I have missed posting on here the past few days, as I mentioned before I am being strict with myself to get my new site finished. It is almost done! I can't wait to show everyone, I just need to do the last few tweaks :) I have a backlog of interesting things I want to show.
Here in the meantime is a cookery experiment I tried today..
As I have mentioned on Twitter, I recently bought the Babycakes cookery book which contains recipes from the NYC bakery of the same name. The recipes are vegan, mostly gluten free, and mostly sugar free. I am not allergic to gluten but as half my family are I like to try out gluten free recipes so that at family get-togethers we can all eat the same thing. For a family 'do' this weekend I gave the Chocolate Cupcakes and the Pumpkin Spice Muffins a try.
Some notes on the ingredients:
- Most gluten-free chefs will probably be familiar with potato starch, arrowroot, and xanthan gum, these are not too hard to find in the local wholefoods and bigger supermarkets will have them too.
- Bob's Red Mill Gluten Free All-Purpose Baking Flour that is used throughout the book isn't stocked in the UK that I could find so I substituted Doves Farm Gluten Free Plain Flour.
- I could not find Garbanzo-fava bean flour or anything similar anywhere in shops or online in the UK so I substituted rice flour as recommended on the Babycakes site. I used brown rice flour.
- I found coconut oil in a large South Asian shop. I melted this gently before using, it turns to liquid anyway in a hot kitchen. The agave nectar was not hard to find, I got this in the local wholefoods.
- I made my own apple sauce for the cupcakes, bought stuff would taste the same I am sure but I couldn't find any that didn't have citrus (another allergy!).
- Something to note is that in the book it refers to 'baking powder' but make sure this is gluten free baking powder. You should be able to find this in a whole foods store too.
This might seem all a bit of a mission :) however gluten free cooking is like a science experiment and it is worth getting the right ingredients. Anyway once you have the ingredients in your cupboards it is then easy peasy to whip up a batch of whatever GF item you want.
The icing in the book is vegan and uses soy milk and soy milk powder but.... yes... soy is another allergy in my family. So for the icing I scrapped the vegan element (no one is a vegan anyway) and I topped the Chocolate Cupcakes with a small spoonful of whipped cream, a thick smudge of chocolate ganache (melt dark chocolate with cream and a small dot of unsalted butter, cool until spreadable), and a dusting of cocoa powder. To go on the Pumpkin Spice Muffins I mixed cream with a little nutmeg, ginger, and unrefined confectioners sugar. I chilled both the topping until spreading them on just before serving.

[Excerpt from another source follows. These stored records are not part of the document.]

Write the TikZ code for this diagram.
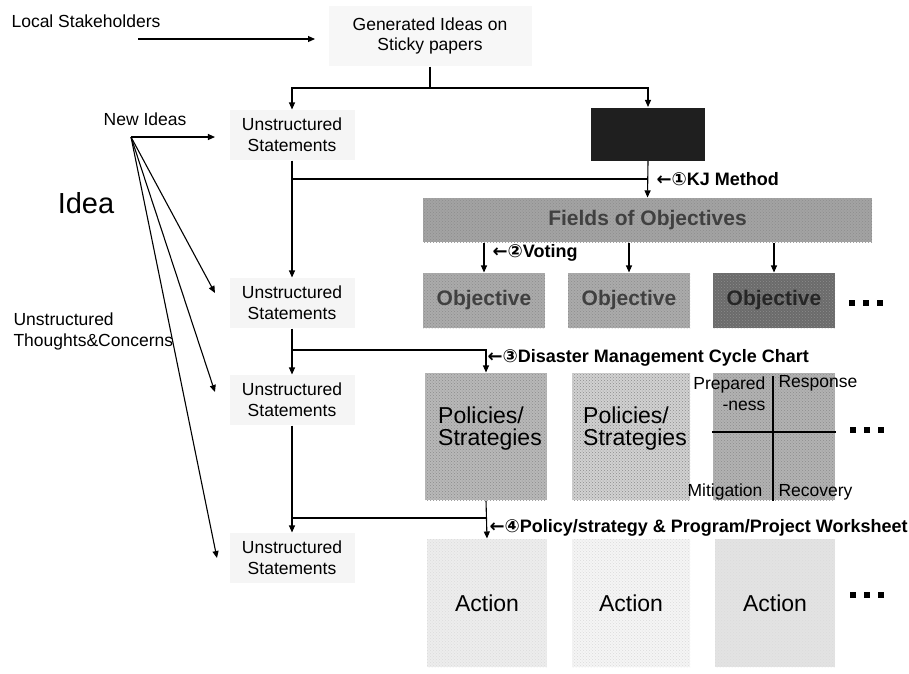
\documentclass[tikz,border=0pt]{standalone}
\usepackage{fontspec}
\setmainfont{Liberation Sans}
\newfontfamily\symfont{DejaVu Sans}
\usetikzlibrary{arrows.meta,patterns,calc}

\newcommand\fsz[2]{\fontsize{#1}{#2}\selectfont}
\newcommand\threedots{\rule{6pt}{6pt}\hspace{8pt}\rule{6pt}{6pt}\hspace{8pt}\rule{6pt}{6pt}}

\begin{document}
\begin{tikzpicture}[x=1pt,y=-1pt,
  line width=1.1pt,
  arr/.style={-{Triangle[length=7pt,width=6pt]}},
  plain/.style={font=\fsz{17.5}{21}, inner sep=0, align=center},
  stmt/.style={plain, minimum width=125, minimum height=50, fill=black!4},
  steplbl/.style={font=\fsz{18}{21}\bfseries, inner sep=0, anchor=west},
  grain/.style={fill=#1, draw=none, inner sep=0,
    postaction={pattern=crosshatch dots, pattern color=black!45}},
  lightgrain/.style={fill=#1, draw=none, inner sep=0,
    postaction={pattern=crosshatch dots, pattern color=black!14}},
  objbox/.style={grain=#1, minimum width=122, minimum height=55,
    font=\fsz{21}{24}\bfseries, text=black!75},
  polbox/.style={grain=#1, minimum height=127},
  actbox/.style={lightgrain=#1, minimum height=128,
    font=\fsz{23}{26}},
  bigtxt/.style={font=\fsz{23}{22}, inner sep=0, align=left},
  dotrow/.style={inner sep=0}
]
\useasboundingbox (0,0) rectangle (909,673);

% ---- top: stakeholders and sticky papers
\node[plain, anchor=west] (ls) at (11,21) {Local Stakeholders};
\coordinate (lsA) at (138,39);
\coordinate (lsB) at (315,39);
\draw[arr] (lsA) -- (lsB);
\node[plain, font=\fsz{17.5}{20}, fill=black!3, minimum width=203, minimum height=60]
  (gen) at (430,36) {Generated Ideas on\\Sticky papers};
\coordinate (split) at (430,88);

% ---- left column of statements
\node[stmt] (u1) at (292,135) {Unstructured\\Statements};
\node[stmt] (u2) at (292,303) {Unstructured\\Statements};
\node[stmt] (u3) at (292,400) {Unstructured\\Statements};
\node[stmt] (u4) at (292,558) {Unstructured\\Statements};

% ---- new ideas fan
\node[plain] (ni) at (145,119) {New Ideas};
\node[plain, font=\fsz{29}{34}] (idea) at (86,203) {Idea};
\node[plain, align=left, anchor=west] (utc) at (13,331) {Unstructured\\Thoughts\&Concerns};
\coordinate (fan) at (131,137);
\draw[arr] (fan) -- ($(u1.west)+(-14,2)$);
\draw[arr] (fan) -- ($(u2.west)+(-14,-10)$);
\draw[arr] (fan) -- ($(u3.west)+(-14,-8)$);
\draw[arr] (fan) -- ($(u4.west)+(-12,0)$);

% ---- KJ step
\node[fill=black!88, minimum width=114, minimum height=53, inner sep=0] (kj) at (648,134) {};
\draw (gen.south) -- (split);
\draw[arr] (split) -| (u1.north);
\draw[arr] (split) -| (kj.north);

\node[grain=black!36, minimum width=449, minimum height=44,
  font=\fsz{21}{24}\bfseries, text=black!75] (fo) at (647.5,220) {Fields of Objectives};
\draw[arr] (kj.south) -- (fo.north);
\draw[arr] (u1.south) -- (u2.north);
\coordinate (j1) at (292,179);
\draw (j1) -- (j1 -| kj.south);
\node[steplbl] (l1) at (656,179) {{\symfont ←①}KJ Method};

% ---- objectives
\node[objbox=black!33] (o1) at (484,300.5) {Objective};
\node[objbox=black!33] (o2) at (629,300.5) {Objective};
\node[objbox=black!58, text=black!85] (o3) at (774,300.5) {Objective};
\draw[arr] (fo.south -| o1.north) -- (o1.north);
\draw[arr] (fo.south -| o2.north) -- (o2.north);
\draw[arr] (fo.south -| o3.north) -- (o3.north);
\node[steplbl] (l2) at (492,253) {{\symfont ←②}Voting};
\node[dotrow] (d1) at (866,303) {\threedots};

% ---- policies / strategies
\node[polbox=black!28, minimum width=122] (p1) at (486,436.5) {};
\node[polbox=black!18, minimum width=118] (p2) at (631,436.5) {};
\node[polbox=black!30, minimum width=122] (q) at (774,436.5) {};
\node[bigtxt] (p1t) at (490,429) {Policies/\\Strategies};
\node[bigtxt] (p2t) at (635,429) {Policies/\\Strategies};
\coordinate (j2) at (292,350);
\draw[arr] (u2.south) -- (u3.north);
\draw[arr] (j2) -| (p1.north);
\node[steplbl] (l3) at (487,358) {{\symfont ←③}Disaster Management Cycle Chart};

% disaster management cycle quadrants
\draw ($(q.north)+(-1,4)$) -- ($(q.south)+(-1,0)$);
\draw ($(q.west)+(0,-4.5)$) -- ($(q.east)+(0,-4.5)$);
\node[plain, align=right, anchor=east] (prep) at (766,394) {Prepared\\-ness};
\node[plain, anchor=west] (resp) at (778,383) {Response};
\node[plain, anchor=east] (miti) at (763,492) {Mitigation};
\node[plain, anchor=west] (reco) at (778,492) {Recovery};
\node[dotrow] (d2) at (867,430) {\threedots};

% ---- actions
\node[actbox=black!7, minimum width=120] (a1) at (487,603) {Action};
\node[actbox=black!4, minimum width=118] (a2) at (631,603) {Action};
\node[actbox=black!11, minimum width=120] (a3) at (775,603) {Action};
\coordinate (j3) at (292,518);
\draw[arr] (u3.south) -- (u4.north);
\draw (j3) -- (j3 -| p1.south);
\draw[arr] (p1.south) -- (a1.north);
\node[steplbl] (l4) at (489,528) {{\symfont ←④}Policy/strategy \& Program/Project Worksheet};
\node[dotrow] (d3) at (867,595) {\threedots};
\end{tikzpicture}
\end{document}
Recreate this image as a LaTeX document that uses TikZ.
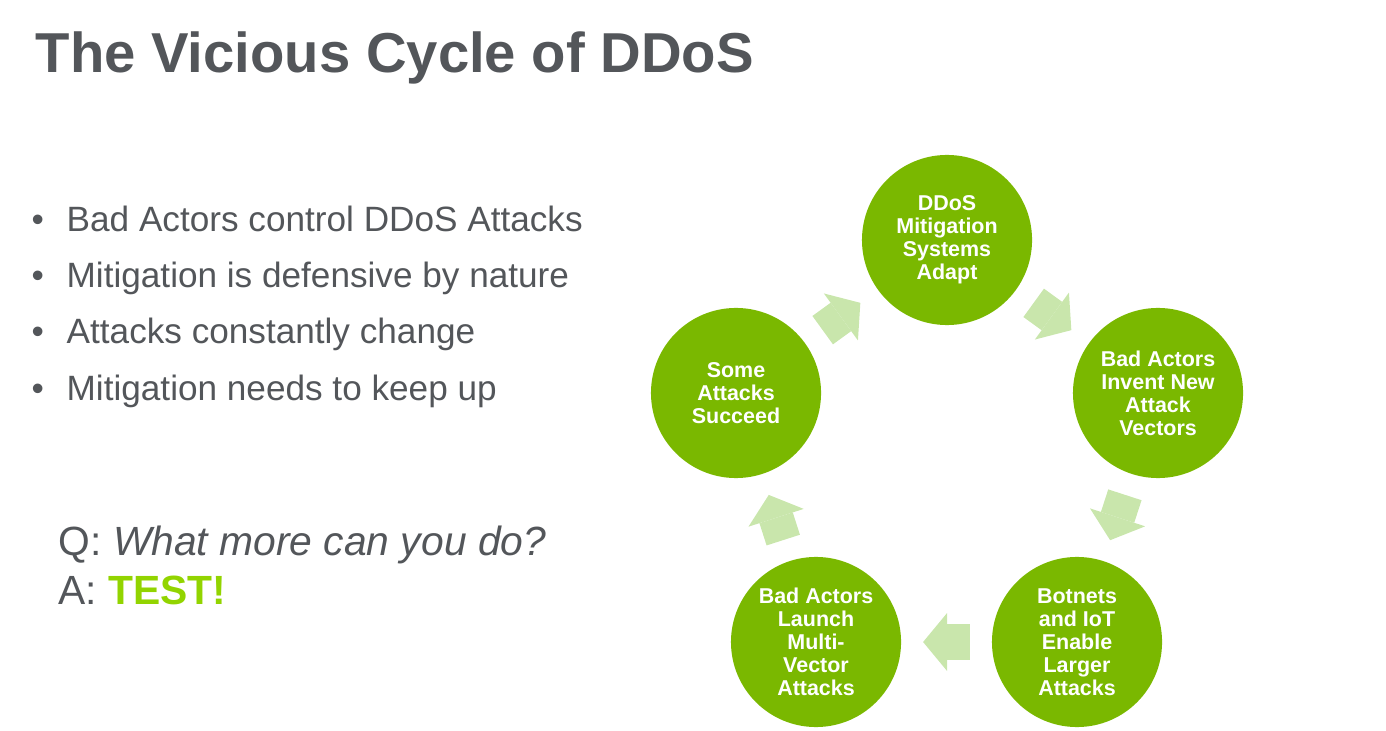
\documentclass[tikz,border=0pt]{standalone}
\usepackage{fontspec}
\setmainfont{Liberation Sans}
\usepackage{xcolor}
\usetikzlibrary{arrows.meta,positioning}
\definecolor{slidegray}{HTML}{53565A}
\definecolor{cyclegreen}{HTML}{7AB800}
\definecolor{arrowgreen}{HTML}{C9E6AC}
\definecolor{testgreen}{HTML}{92D400}

\begin{document}
\begin{tikzpicture}[
    x=0.01cm, y=-0.01cm,
    stage/.style={circle, fill=cyclegreen, minimum size=1.7cm, inner sep=0, outer sep=0,
        align=center, text=white, font=\fontsize{6.1}{6.55}\selectfont\bfseries},
    cyclearrow/.style={draw=arrowgreen, line width=0.35cm, shorten <=0.22cm, shorten >=0.22cm,
        -{Triangle[length=0.24cm, width=0.58cm, line width=0pt]}},
    bullet/.style={anchor=base west, inner sep=0, text=slidegray, font=\fontsize{10}{12}\selectfont},
    qa/.style={anchor=base west, inner sep=0, text=slidegray, font=\fontsize{11.6}{14}\selectfont}]
\useasboundingbox (0,0) rectangle (1386,731);

\node (title) [anchor=base west, inner sep=0, text=slidegray, font=\fontsize{16}{19}\selectfont\bfseries]
    at (35,73) {The Vicious Cycle of DDoS};

% bullet list
\foreach \txt [count=\i] in {Bad Actors control DDoS Attacks, Mitigation is defensive by nature,
        Attacks constantly change, Mitigation needs to keep up} {
    \node (dot\i) [bullet] at (31,232+56*\i-56) {\textbullet};
    \node (item\i) [bullet] at (66,232+56*\i-56) {\txt};
}

\node (question) [qa] at (58,555) {Q: \textit{What more can you do?}};
\node (answer) [qa] at (58,604) {A: \textcolor{testgreen}{\bfseries TEST!}};

% the cycle
\node (adapt)   [stage] at (947,240)  {DDoS\\Mitigation\\Systems\\Adapt};
\node (invent)  [stage] at (1158,393) {Bad Actors\\Invent New\\Attack\\Vectors};
\node (botnets) [stage] at (1077,642) {Botnets\\and IoT\\Enable\\Larger\\Attacks};
\node (launch)  [stage] at (816,642)  {Bad Actors\\Launch\\Multi-\\Vector\\Attacks};
\node (succeed) [stage] at (736,393)  {Some\\Attacks\\Succeed};

\draw[cyclearrow] (adapt) -- (invent);
\draw[cyclearrow] (invent) -- (botnets);
\draw[cyclearrow] (botnets) -- (launch);
\draw[cyclearrow] (launch) -- (succeed);
\draw[cyclearrow] (succeed) -- (adapt);

\end{tikzpicture}
\end{document}
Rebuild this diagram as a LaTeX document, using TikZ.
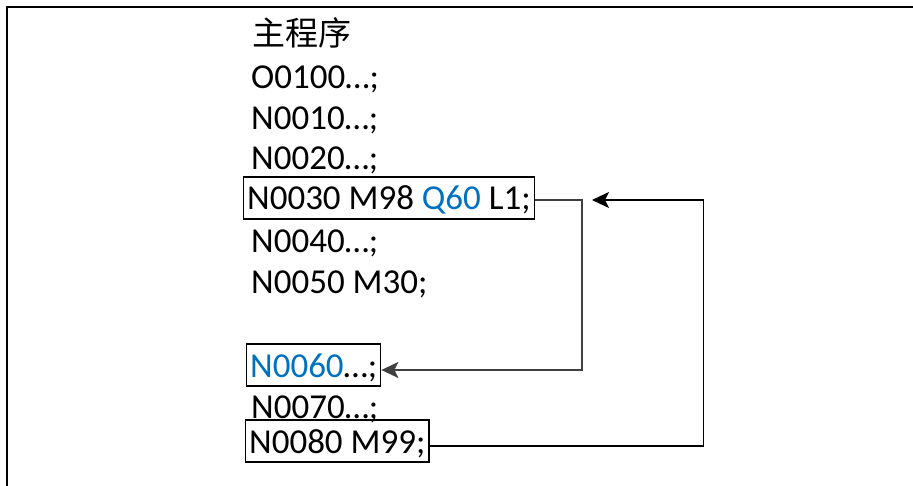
\documentclass[tikz,border=0pt]{standalone}
\usepackage{fontspec}
\setmainfont{Carlito}
\newfontfamily\cjk{Noto Sans CJK SC}
\usetikzlibrary{arrows.meta}
\definecolor{codeblue}{RGB}{0,112,192}
\definecolor{jumpgray}{RGB}{64,64,64}

\begin{document}
\begin{tikzpicture}[x=1pt, y=-1pt,
    codeline/.style={anchor=base west, inner sep=0pt, font=\fontsize{35}{40}\selectfont},
    boxline/.style={codeline, draw, line width=1.3pt, inner xsep=3.5pt, inner ysep=5pt, text height=28pt, text depth=4pt},
    arrow/.style={-{Stealth[length=17pt,width=16pt,inset=4pt]}, line width=1.9pt}
]
\useasboundingbox (0,0) rectangle (913,486);
% frame
\draw[line width=2.5pt] (7,486) -- (7,7) -- (913,7);

\node[codeline, font=\cjk\fontsize{33}{36}\selectfont] (title) at (252,46) {主程序};
\node[codeline] (o100) at (251,89) {O0100…;};
\node[codeline] (n10) at (251,130) {N0010…;};
\node[codeline] (n20) at (251,170) {N0020…;};
\node[boxline] (n30) at (243,210) {N0030 M98 {\color{codeblue}Q60} L1;};
\node[codeline] (n40) at (251,253) {N0040…;};
\node[codeline] (n50) at (251,294) {N0050 M30;};
\node[boxline] (n60) at (246,377) {{\color{codeblue}N0060}…;};
\node[codeline] (n70) at (251,418) {N0070…;};
\node[boxline] (n80) at (245,453) {N0080 M99;};

\coordinate (back) at (592,200);
\draw[arrow, jumpgray] ([yshift=-2pt]n30.east) -- ++(47,0) |- ([yshift=-5pt]n60.east);
\draw[arrow] ([yshift=-5pt]n80.east) -- ++(274,0) |- (back);
\end{tikzpicture}
\end{document}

Thumbs up all round. All were agreed that you would not know that the cake part (not the icing) was gluten free, sugar free, and vegan. Without the sugar you don't get the swoop and crash of blood sugar or cravings which is great.
The vote was pretty evenly split between the Pumpkin Spice Muffins and the Chocolate Cupcakes. They were both fudgy and moist. I myself liked the Pumpkin Spice the best but the Chocolate Cupcakes were good for a special occasion. I don't see any real reason why the cake mixture would not work spread out in a cake tin if you wanted to have one whole cake. Note that the cakes do not rise very much so do fill up the cake papers almost to the top.
My final thoughts are that this book is fairly specialised, if you are a gluten free person yourself the spelt recipes would not be suitable (although I read somewhere that you could substitute in a GF flour), however if you have an interest in GF cooking or simply want healthier cakes then this book is helpful. I will definitely be making more things from this book. The recipes worked well and tasted good.